──────── Given data ────────
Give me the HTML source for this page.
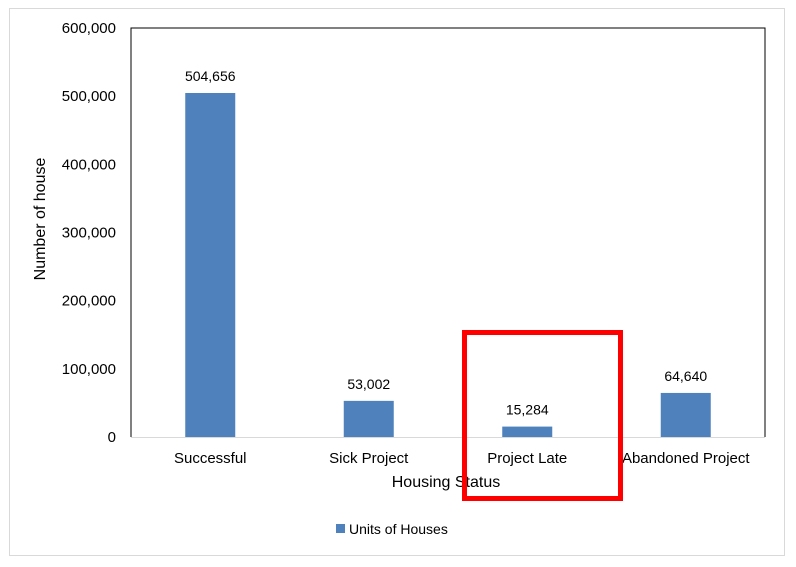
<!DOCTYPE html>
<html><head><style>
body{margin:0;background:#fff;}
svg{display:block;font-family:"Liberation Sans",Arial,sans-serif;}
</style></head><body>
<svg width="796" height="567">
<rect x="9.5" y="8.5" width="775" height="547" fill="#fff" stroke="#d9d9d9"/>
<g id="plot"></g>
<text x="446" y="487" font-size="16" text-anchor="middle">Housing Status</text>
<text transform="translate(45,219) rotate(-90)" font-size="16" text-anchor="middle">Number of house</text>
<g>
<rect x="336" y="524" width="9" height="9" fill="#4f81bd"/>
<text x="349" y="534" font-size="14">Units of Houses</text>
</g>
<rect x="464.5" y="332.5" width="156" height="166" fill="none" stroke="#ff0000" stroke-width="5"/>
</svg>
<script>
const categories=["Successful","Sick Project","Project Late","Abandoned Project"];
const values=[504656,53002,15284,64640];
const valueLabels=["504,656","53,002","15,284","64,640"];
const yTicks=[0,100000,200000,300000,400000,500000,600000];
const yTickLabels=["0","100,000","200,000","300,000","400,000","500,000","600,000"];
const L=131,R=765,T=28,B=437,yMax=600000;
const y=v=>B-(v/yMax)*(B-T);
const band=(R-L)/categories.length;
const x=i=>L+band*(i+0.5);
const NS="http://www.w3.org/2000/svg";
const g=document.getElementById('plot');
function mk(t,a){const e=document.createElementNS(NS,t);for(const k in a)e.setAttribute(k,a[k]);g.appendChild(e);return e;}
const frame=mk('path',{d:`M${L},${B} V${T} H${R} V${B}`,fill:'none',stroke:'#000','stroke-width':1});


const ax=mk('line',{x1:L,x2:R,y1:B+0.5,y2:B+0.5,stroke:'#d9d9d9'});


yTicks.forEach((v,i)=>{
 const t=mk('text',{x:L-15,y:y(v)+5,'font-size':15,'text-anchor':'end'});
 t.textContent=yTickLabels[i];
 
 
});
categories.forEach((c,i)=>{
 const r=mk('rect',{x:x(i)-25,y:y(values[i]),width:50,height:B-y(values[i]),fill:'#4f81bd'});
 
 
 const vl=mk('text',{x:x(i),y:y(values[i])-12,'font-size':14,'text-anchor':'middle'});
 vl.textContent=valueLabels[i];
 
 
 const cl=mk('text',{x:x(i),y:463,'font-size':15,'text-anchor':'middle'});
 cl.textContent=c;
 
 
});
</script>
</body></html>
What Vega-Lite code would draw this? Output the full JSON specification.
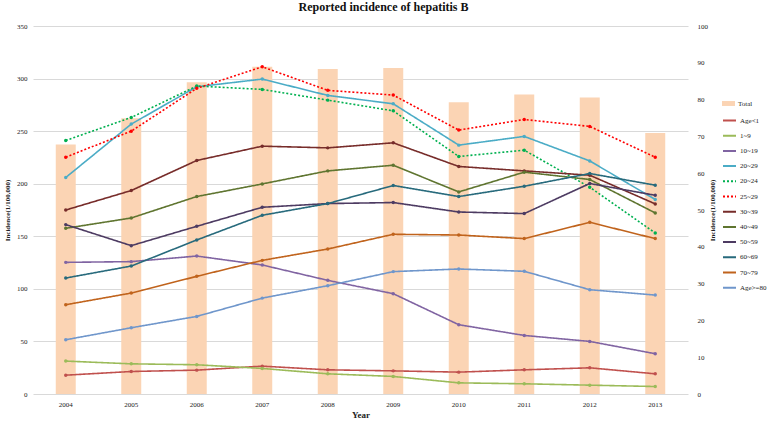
────────
Set exercise:
Please write out all the data again word for word, but not the pictures.

Answer in full:
Give me the HTML source for this page.
<!DOCTYPE html>
<html><head><style>
body{margin:0;background:#fff;}
svg{display:block;font-family:"Liberation Sans",Arial,sans-serif;}
</style></head><body>
<svg width="796" height="567">
<rect x="9.5" y="8.5" width="775" height="547" fill="#fff" stroke="#d9d9d9"/>
<g id="plot"></g>
<text x="446" y="487" font-size="16" text-anchor="middle">Housing Status</text>
<text transform="translate(45,219) rotate(-90)" font-size="16" text-anchor="middle">Number of house</text>
<g>
<rect x="336" y="524" width="9" height="9" fill="#4f81bd"/>
<text x="349" y="534" font-size="14">Units of Houses</text>
</g>
<rect x="464.5" y="332.5" width="156" height="166" fill="none" stroke="#ff0000" stroke-width="5"/>
</svg>
<script>
const categories=["Successful","Sick Project","Project Late","Abandoned Project"];
const values=[504656,53002,15284,64640];
const valueLabels=["504,656","53,002","15,284","64,640"];
const yTicks=[0,100000,200000,300000,400000,500000,600000];
const yTickLabels=["0","100,000","200,000","300,000","400,000","500,000","600,000"];
const L=131,R=765,T=28,B=437,yMax=600000;
const y=v=>B-(v/yMax)*(B-T);
const band=(R-L)/categories.length;
const x=i=>L+band*(i+0.5);
const NS="http://www.w3.org/2000/svg";
const g=document.getElementById('plot');
function mk(t,a){const e=document.createElementNS(NS,t);for(const k in a)e.setAttribute(k,a[k]);g.appendChild(e);return e;}
const frame=mk('path',{d:`M${L},${B} V${T} H${R} V${B}`,fill:'none',stroke:'#000','stroke-width':1});


const ax=mk('line',{x1:L,x2:R,y1:B+0.5,y2:B+0.5,stroke:'#d9d9d9'});


yTicks.forEach((v,i)=>{
 const t=mk('text',{x:L-15,y:y(v)+5,'font-size':15,'text-anchor':'end'});
 t.textContent=yTickLabels[i];
 
 
});
categories.forEach((c,i)=>{
 const r=mk('rect',{x:x(i)-25,y:y(values[i]),width:50,height:B-y(values[i]),fill:'#4f81bd'});
 
 
 const vl=mk('text',{x:x(i),y:y(values[i])-12,'font-size':14,'text-anchor':'middle'});
 vl.textContent=valueLabels[i];
 
 
 const cl=mk('text',{x:x(i),y:463,'font-size':15,'text-anchor':'middle'});
 cl.textContent=c;
 
 
});
</script>
</body></html>
What Vega-Lite code would draw this? Output the full JSON specification.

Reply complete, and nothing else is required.